▼▼▼

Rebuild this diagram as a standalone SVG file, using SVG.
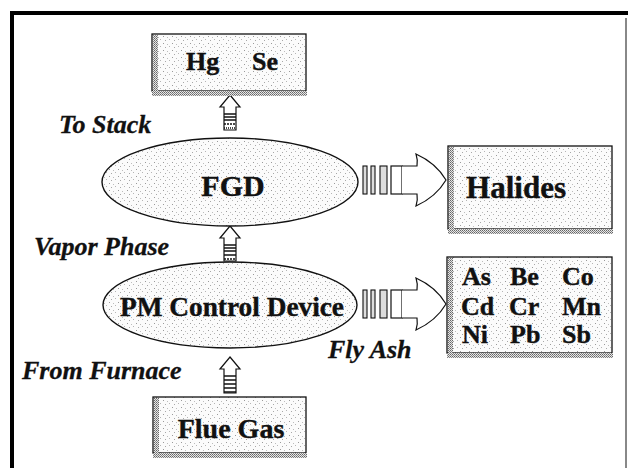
<svg xmlns="http://www.w3.org/2000/svg" width="628" height="468" viewBox="0 0 628 468">
<defs>
<pattern id="stip" width="9" height="7" patternUnits="userSpaceOnUse">
<rect width="9" height="7" fill="#fbfbfb"/>
<rect x="1" y="1" width="1" height="1" fill="#9a9a9a"/>
<rect x="5" y="2" width="1" height="1" fill="#bdbdbd"/>
<rect x="3" y="5" width="1" height="1" fill="#a8a8a8"/>
<rect x="7" y="4" width="1" height="1" fill="#b5b5b5"/>
</pattern>
<pattern id="dense" width="2" height="2" patternUnits="userSpaceOnUse">
<rect width="2" height="2" fill="#e6e6e6"/>
<rect x="0" y="0" width="1" height="1" fill="#666"/>
<rect x="1" y="1" width="1" height="1" fill="#888"/>
</pattern>
</defs>
<style>
.box{fill:url(#stip);stroke:#111;stroke-width:1.3}
.band{fill:url(#dense)}
.ell{fill:url(#stip);stroke:#111;stroke-width:1.4}
.t{font-family:"Liberation Serif","Times New Roman",serif;font-weight:bold;fill:#111;stroke:#111;stroke-width:0.4}
.lab{font-family:"Liberation Serif","Times New Roman",serif;font-weight:bold;font-style:italic;fill:#111;stroke:#111;stroke-width:0.3;font-size:26px}
.arr{fill:#fff;stroke:#111;stroke-width:1.2}
.str{stroke:#111;stroke-width:1.5}
.bar{fill:#ddd;stroke:#111;stroke-width:1.1}
</style>
<rect width="628" height="468" fill="#fff"/>
<!-- frame -->
<rect x="10" y="11" width="618" height="4" fill="#000"/>
<rect x="10" y="11" width="4" height="457" fill="#000"/>
<rect x="625" y="18" width="2" height="450" fill="#888"/>

<g id="connectors">
<g id="a-fgd-hg">
<path class="arr" d="M230,95 L240,107 L236,107 L236,130 L224,130 L224,107 L220,107 Z"/>
<line class="str" x1="224" y1="114" x2="236" y2="114"/><line class="str" x1="224" y1="117" x2="236" y2="117"/><line class="str" x1="224" y1="120" x2="236" y2="120"/><line class="str" x1="224" y1="124" x2="236" y2="124" stroke-dasharray="2 1"/><line class="str" x1="224" y1="128" x2="236" y2="128" stroke-dasharray="1 1"/>
</g>
<g id="a-pm-fgd">
<path class="arr" d="M230,226 L240,238 L236,238 L236,261 L224,261 L224,238 L220,238 Z"/>
<line class="str" x1="224" y1="245" x2="236" y2="245"/><line class="str" x1="224" y1="248" x2="236" y2="248"/><line class="str" x1="224" y1="251" x2="236" y2="251"/><line class="str" x1="224" y1="255" x2="236" y2="255"/><line class="str" x1="224" y1="259" x2="236" y2="259" stroke-dasharray="2 1"/>
</g>
<g id="a-flue-pm">
<path class="arr" d="M230,357 L240,369 L236,369 L236,393 L224,393 L224,369 L220,369 Z"/>
<line class="str" x1="224" y1="376" x2="236" y2="376"/><line class="str" x1="224" y1="380" x2="236" y2="380"/><line class="str" x1="224" y1="384" x2="236" y2="384"/><line class="str" x1="224" y1="388" x2="236" y2="388"/><line class="str" x1="224" y1="392" x2="236" y2="392"/>
</g>
<g id="a-fgd-hal">
<rect class="bar" x="363" y="166" width="4" height="28"/>
<rect class="bar" x="371" y="166" width="4" height="28"/>
<rect class="bar" x="380" y="166" width="7" height="28"/>
<rect class="arr" x="391" y="166" width="11" height="28"/>
<path class="arr" d="M402,166 L417,166 Q418,160 416,154 Q436,163 446,180 Q436,197 416,206 Q418,200 417,194 L402,194"/>
</g>
<g id="a-pm-metals">
<rect class="bar" x="363" y="290" width="4" height="28"/>
<rect class="bar" x="371" y="290" width="4" height="28"/>
<rect class="bar" x="380" y="290" width="7" height="28"/>
<rect class="arr" x="391" y="290" width="11" height="28"/>
<path class="arr" d="M402,290 L417,290 Q418,284 416,278 Q436,287 446,304 Q436,321 416,330 Q418,324 417,318 L402,318"/>
</g>
</g>

<g id="hgse">
<rect class="box" x="152" y="34" width="154" height="57"/>
<rect class="band" x="153" y="35" width="5" height="56"/>
<rect class="band" x="152" y="91" width="155" height="5"/>
<text class="t" x="186" y="70" font-size="26">Hg</text>
<text class="t" x="252" y="70" font-size="26">Se</text>
</g>

<g id="fgd">
<ellipse class="ell" cx="230" cy="182" rx="128" ry="44"/>
<text class="t" x="233" y="196" font-size="30" text-anchor="middle">FGD</text>
</g>

<g id="halides">
<rect class="box" x="448" y="146" width="164" height="83"/>
<rect class="band" x="449" y="147" width="5" height="82"/>
<rect class="band" x="448" y="229" width="165" height="5"/>
<text class="t" x="516" y="198" font-size="31" text-anchor="middle">Halides</text>
</g>

<g id="pm">
<ellipse class="ell" cx="230" cy="305" rx="127" ry="43"/>
<text class="t" x="232" y="316" font-size="28" text-anchor="middle" textLength="224" lengthAdjust="spacingAndGlyphs">PM Control Device</text>
</g>

<g id="metals">
<rect class="box" x="447" y="257" width="165" height="96"/>
<rect class="band" x="448" y="258" width="5" height="95"/>
<rect class="band" x="447" y="353" width="166" height="5"/>
<text class="t" font-size="26" y="285"><tspan x="462">As</tspan><tspan x="510">Be</tspan><tspan x="562">Co</tspan></text>
<text class="t" font-size="26" y="315"><tspan x="461">Cd</tspan><tspan x="509">Cr</tspan><tspan x="562">Mn</tspan></text>
<text class="t" font-size="26" y="343"><tspan x="462">Ni</tspan><tspan x="510">Pb</tspan><tspan x="562">Sb</tspan></text>
</g>

<g id="fluegas">
<rect class="box" x="153" y="397" width="153" height="56"/>
<rect class="band" x="154" y="398" width="5" height="55"/>
<rect class="band" x="153" y="453" width="154" height="5"/>
<text class="t" x="231" y="438" font-size="28" text-anchor="middle">Flue Gas</text>
</g>

<g id="labels">
<text class="lab" x="59" y="133">To Stack</text>
<text class="lab" x="34" y="255">Vapor Phase</text>
<text class="lab" x="328" y="358">Fly Ash</text>
<text class="lab" x="22" y="379">From Furnace</text>
</g>
</svg>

▲▲▲

PROBLEM REQUIREMENTS:
Retype the whole listing, keeping every line identical and omitting all pictures.

REPLY TO THE EXERCISE:
Rebuild this diagram as a standalone SVG file, using SVG.
<svg xmlns="http://www.w3.org/2000/svg" width="628" height="468" viewBox="0 0 628 468">
<defs>
<pattern id="stip" width="9" height="7" patternUnits="userSpaceOnUse">
<rect width="9" height="7" fill="#fbfbfb"/>
<rect x="1" y="1" width="1" height="1" fill="#9a9a9a"/>
<rect x="5" y="2" width="1" height="1" fill="#bdbdbd"/>
<rect x="3" y="5" width="1" height="1" fill="#a8a8a8"/>
<rect x="7" y="4" width="1" height="1" fill="#b5b5b5"/>
</pattern>
<pattern id="dense" width="2" height="2" patternUnits="userSpaceOnUse">
<rect width="2" height="2" fill="#e6e6e6"/>
<rect x="0" y="0" width="1" height="1" fill="#666"/>
<rect x="1" y="1" width="1" height="1" fill="#888"/>
</pattern>
</defs>
<style>
.box{fill:url(#stip);stroke:#111;stroke-width:1.3}
.band{fill:url(#dense)}
.ell{fill:url(#stip);stroke:#111;stroke-width:1.4}
.t{font-family:"Liberation Serif","Times New Roman",serif;font-weight:bold;fill:#111;stroke:#111;stroke-width:0.4}
.lab{font-family:"Liberation Serif","Times New Roman",serif;font-weight:bold;font-style:italic;fill:#111;stroke:#111;stroke-width:0.3;font-size:26px}
.arr{fill:#fff;stroke:#111;stroke-width:1.2}
.str{stroke:#111;stroke-width:1.5}
.bar{fill:#ddd;stroke:#111;stroke-width:1.1}
</style>
<rect width="628" height="468" fill="#fff"/>
<!-- frame -->
<rect x="10" y="11" width="618" height="4" fill="#000"/>
<rect x="10" y="11" width="4" height="457" fill="#000"/>
<rect x="625" y="18" width="2" height="450" fill="#888"/>

<g id="connectors">
<g id="a-fgd-hg">
<path class="arr" d="M230,95 L240,107 L236,107 L236,130 L224,130 L224,107 L220,107 Z"/>
<line class="str" x1="224" y1="114" x2="236" y2="114"/><line class="str" x1="224" y1="117" x2="236" y2="117"/><line class="str" x1="224" y1="120" x2="236" y2="120"/><line class="str" x1="224" y1="124" x2="236" y2="124" stroke-dasharray="2 1"/><line class="str" x1="224" y1="128" x2="236" y2="128" stroke-dasharray="1 1"/>
</g>
<g id="a-pm-fgd">
<path class="arr" d="M230,226 L240,238 L236,238 L236,261 L224,261 L224,238 L220,238 Z"/>
<line class="str" x1="224" y1="245" x2="236" y2="245"/><line class="str" x1="224" y1="248" x2="236" y2="248"/><line class="str" x1="224" y1="251" x2="236" y2="251"/><line class="str" x1="224" y1="255" x2="236" y2="255"/><line class="str" x1="224" y1="259" x2="236" y2="259" stroke-dasharray="2 1"/>
</g>
<g id="a-flue-pm">
<path class="arr" d="M230,357 L240,369 L236,369 L236,393 L224,393 L224,369 L220,369 Z"/>
<line class="str" x1="224" y1="376" x2="236" y2="376"/><line class="str" x1="224" y1="380" x2="236" y2="380"/><line class="str" x1="224" y1="384" x2="236" y2="384"/><line class="str" x1="224" y1="388" x2="236" y2="388"/><line class="str" x1="224" y1="392" x2="236" y2="392"/>
</g>
<g id="a-fgd-hal">
<rect class="bar" x="363" y="166" width="4" height="28"/>
<rect class="bar" x="371" y="166" width="4" height="28"/>
<rect class="bar" x="380" y="166" width="7" height="28"/>
<rect class="arr" x="391" y="166" width="11" height="28"/>
<path class="arr" d="M402,166 L417,166 Q418,160 416,154 Q436,163 446,180 Q436,197 416,206 Q418,200 417,194 L402,194"/>
</g>
<g id="a-pm-metals">
<rect class="bar" x="363" y="290" width="4" height="28"/>
<rect class="bar" x="371" y="290" width="4" height="28"/>
<rect class="bar" x="380" y="290" width="7" height="28"/>
<rect class="arr" x="391" y="290" width="11" height="28"/>
<path class="arr" d="M402,290 L417,290 Q418,284 416,278 Q436,287 446,304 Q436,321 416,330 Q418,324 417,318 L402,318"/>
</g>
</g>

<g id="hgse">
<rect class="box" x="152" y="34" width="154" height="57"/>
<rect class="band" x="153" y="35" width="5" height="56"/>
<rect class="band" x="152" y="91" width="155" height="5"/>
<text class="t" x="186" y="70" font-size="26">Hg</text>
<text class="t" x="252" y="70" font-size="26">Se</text>
</g>

<g id="fgd">
<ellipse class="ell" cx="230" cy="182" rx="128" ry="44"/>
<text class="t" x="233" y="196" font-size="30" text-anchor="middle">FGD</text>
</g>

<g id="halides">
<rect class="box" x="448" y="146" width="164" height="83"/>
<rect class="band" x="449" y="147" width="5" height="82"/>
<rect class="band" x="448" y="229" width="165" height="5"/>
<text class="t" x="516" y="198" font-size="31" text-anchor="middle">Halides</text>
</g>

<g id="pm">
<ellipse class="ell" cx="230" cy="305" rx="127" ry="43"/>
<text class="t" x="232" y="316" font-size="28" text-anchor="middle" textLength="224" lengthAdjust="spacingAndGlyphs">PM Control Device</text>
</g>

<g id="metals">
<rect class="box" x="447" y="257" width="165" height="96"/>
<rect class="band" x="448" y="258" width="5" height="95"/>
<rect class="band" x="447" y="353" width="166" height="5"/>
<text class="t" font-size="26" y="285"><tspan x="462">As</tspan><tspan x="510">Be</tspan><tspan x="562">Co</tspan></text>
<text class="t" font-size="26" y="315"><tspan x="461">Cd</tspan><tspan x="509">Cr</tspan><tspan x="562">Mn</tspan></text>
<text class="t" font-size="26" y="343"><tspan x="462">Ni</tspan><tspan x="510">Pb</tspan><tspan x="562">Sb</tspan></text>
</g>

<g id="fluegas">
<rect class="box" x="153" y="397" width="153" height="56"/>
<rect class="band" x="154" y="398" width="5" height="55"/>
<rect class="band" x="153" y="453" width="154" height="5"/>
<text class="t" x="231" y="438" font-size="28" text-anchor="middle">Flue Gas</text>
</g>

<g id="labels">
<text class="lab" x="59" y="133">To Stack</text>
<text class="lab" x="34" y="255">Vapor Phase</text>
<text class="lab" x="328" y="358">Fly Ash</text>
<text class="lab" x="22" y="379">From Furnace</text>
</g>
</svg>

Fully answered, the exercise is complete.